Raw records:

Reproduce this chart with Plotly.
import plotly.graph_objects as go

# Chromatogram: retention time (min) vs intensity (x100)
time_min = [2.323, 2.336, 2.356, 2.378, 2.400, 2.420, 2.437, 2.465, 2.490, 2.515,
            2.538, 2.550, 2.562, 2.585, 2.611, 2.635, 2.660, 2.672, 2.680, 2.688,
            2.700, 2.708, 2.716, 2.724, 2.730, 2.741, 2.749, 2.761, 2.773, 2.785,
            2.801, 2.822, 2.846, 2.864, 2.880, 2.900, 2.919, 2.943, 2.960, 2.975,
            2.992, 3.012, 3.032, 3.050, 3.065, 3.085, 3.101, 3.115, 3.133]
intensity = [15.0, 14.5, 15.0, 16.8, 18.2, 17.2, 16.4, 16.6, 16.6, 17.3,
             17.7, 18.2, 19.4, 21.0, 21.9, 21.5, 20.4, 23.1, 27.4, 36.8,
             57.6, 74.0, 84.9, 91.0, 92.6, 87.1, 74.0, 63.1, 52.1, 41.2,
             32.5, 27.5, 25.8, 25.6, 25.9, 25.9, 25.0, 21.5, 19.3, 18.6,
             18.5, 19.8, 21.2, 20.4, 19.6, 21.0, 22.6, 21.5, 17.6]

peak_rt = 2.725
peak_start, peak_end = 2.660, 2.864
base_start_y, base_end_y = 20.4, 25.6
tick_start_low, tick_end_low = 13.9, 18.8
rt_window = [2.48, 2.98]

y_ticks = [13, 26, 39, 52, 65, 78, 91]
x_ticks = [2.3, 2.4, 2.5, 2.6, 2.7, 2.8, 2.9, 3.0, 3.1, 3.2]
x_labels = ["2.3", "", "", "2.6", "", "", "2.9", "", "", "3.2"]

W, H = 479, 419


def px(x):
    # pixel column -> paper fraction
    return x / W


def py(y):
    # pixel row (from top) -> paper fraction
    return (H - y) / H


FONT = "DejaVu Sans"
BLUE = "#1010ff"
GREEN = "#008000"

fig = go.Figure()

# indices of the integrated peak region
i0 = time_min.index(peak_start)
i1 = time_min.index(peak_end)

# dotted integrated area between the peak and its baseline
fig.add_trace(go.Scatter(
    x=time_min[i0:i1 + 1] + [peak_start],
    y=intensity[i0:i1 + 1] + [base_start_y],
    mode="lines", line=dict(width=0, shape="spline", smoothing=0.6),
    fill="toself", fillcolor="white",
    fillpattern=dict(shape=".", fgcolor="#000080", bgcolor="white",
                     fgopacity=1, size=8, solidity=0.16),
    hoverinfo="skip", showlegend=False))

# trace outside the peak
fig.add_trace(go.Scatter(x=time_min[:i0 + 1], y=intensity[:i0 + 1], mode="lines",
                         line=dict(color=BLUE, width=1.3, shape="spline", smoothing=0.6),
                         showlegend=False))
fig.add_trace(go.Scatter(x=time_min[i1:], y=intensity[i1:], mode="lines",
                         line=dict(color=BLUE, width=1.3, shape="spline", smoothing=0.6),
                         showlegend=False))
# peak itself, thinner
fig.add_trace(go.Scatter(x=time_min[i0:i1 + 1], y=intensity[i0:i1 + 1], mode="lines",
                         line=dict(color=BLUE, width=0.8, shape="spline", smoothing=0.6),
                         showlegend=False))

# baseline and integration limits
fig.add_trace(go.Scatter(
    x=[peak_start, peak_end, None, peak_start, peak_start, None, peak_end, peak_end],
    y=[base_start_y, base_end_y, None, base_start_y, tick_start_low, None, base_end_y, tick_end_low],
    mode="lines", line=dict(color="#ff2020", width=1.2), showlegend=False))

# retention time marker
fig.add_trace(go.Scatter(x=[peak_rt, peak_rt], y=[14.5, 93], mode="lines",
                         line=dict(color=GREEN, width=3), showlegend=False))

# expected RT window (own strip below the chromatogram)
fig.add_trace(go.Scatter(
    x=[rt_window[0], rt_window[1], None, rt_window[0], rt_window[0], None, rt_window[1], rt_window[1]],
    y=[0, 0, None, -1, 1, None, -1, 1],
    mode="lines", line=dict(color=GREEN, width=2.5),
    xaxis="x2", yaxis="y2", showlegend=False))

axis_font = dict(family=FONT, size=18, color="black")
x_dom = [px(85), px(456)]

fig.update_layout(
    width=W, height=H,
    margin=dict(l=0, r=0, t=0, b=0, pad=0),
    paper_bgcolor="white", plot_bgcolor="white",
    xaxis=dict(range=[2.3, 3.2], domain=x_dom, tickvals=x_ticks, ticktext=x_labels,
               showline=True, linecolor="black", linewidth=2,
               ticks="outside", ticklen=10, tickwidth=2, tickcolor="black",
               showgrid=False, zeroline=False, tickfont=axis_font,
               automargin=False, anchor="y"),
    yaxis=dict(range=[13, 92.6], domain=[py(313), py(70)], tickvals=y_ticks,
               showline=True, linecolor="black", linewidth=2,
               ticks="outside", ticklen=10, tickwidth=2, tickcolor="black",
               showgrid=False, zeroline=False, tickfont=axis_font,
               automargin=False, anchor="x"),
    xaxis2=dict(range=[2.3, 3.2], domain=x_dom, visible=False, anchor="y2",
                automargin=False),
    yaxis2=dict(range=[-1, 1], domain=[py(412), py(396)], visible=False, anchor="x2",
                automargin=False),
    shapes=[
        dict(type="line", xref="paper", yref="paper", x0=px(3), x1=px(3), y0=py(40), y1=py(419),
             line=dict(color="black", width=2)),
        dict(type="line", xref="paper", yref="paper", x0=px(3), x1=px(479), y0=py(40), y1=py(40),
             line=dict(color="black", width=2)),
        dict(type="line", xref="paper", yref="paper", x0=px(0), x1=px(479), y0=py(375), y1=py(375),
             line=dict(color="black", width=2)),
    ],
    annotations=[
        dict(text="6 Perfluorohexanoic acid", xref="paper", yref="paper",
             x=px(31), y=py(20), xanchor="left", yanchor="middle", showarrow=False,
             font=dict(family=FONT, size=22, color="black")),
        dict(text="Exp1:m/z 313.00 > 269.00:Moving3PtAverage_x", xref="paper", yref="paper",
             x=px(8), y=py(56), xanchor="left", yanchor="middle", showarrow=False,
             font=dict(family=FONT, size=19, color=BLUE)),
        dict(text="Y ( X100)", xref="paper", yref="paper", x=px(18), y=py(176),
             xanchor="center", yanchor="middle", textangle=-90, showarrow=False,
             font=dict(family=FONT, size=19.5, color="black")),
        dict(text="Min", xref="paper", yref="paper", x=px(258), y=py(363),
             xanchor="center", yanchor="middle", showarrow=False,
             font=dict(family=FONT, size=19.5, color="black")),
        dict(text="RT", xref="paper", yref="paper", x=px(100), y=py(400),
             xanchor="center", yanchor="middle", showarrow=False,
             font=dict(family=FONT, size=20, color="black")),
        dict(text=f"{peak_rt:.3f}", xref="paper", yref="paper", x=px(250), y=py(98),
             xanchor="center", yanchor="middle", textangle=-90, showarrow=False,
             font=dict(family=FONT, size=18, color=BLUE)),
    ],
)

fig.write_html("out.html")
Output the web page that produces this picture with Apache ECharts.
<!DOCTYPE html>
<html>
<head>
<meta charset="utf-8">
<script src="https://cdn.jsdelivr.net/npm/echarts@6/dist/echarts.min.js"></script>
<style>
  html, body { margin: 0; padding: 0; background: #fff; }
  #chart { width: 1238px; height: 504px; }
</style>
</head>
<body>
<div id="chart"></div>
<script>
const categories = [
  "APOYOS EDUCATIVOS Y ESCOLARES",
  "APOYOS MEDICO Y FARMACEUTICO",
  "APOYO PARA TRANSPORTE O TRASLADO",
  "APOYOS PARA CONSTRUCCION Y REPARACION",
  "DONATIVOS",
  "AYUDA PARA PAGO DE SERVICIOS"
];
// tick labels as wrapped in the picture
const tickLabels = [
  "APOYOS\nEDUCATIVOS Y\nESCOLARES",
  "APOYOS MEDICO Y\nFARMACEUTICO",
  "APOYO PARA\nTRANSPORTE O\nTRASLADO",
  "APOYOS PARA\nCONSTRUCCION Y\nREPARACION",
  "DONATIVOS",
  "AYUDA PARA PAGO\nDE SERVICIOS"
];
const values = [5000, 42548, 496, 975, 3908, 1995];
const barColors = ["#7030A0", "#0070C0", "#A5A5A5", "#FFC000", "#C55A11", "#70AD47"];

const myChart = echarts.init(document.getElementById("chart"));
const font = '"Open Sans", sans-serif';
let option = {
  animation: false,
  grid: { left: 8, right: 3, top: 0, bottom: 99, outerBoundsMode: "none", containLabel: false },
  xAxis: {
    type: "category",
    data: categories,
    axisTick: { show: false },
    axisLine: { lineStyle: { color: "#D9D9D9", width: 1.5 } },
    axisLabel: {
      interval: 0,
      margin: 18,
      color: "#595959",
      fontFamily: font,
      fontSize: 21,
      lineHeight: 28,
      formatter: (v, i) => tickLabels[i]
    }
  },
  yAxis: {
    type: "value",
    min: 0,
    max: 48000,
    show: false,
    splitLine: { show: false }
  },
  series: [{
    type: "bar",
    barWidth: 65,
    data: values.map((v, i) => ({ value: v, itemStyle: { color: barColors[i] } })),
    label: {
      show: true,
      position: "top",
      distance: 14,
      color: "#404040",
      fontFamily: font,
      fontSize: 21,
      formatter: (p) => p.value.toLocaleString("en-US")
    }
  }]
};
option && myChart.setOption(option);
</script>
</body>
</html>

_Short exercise_. Only the number is needed: state how many lines in the listing contain "with".

_Solution_. 2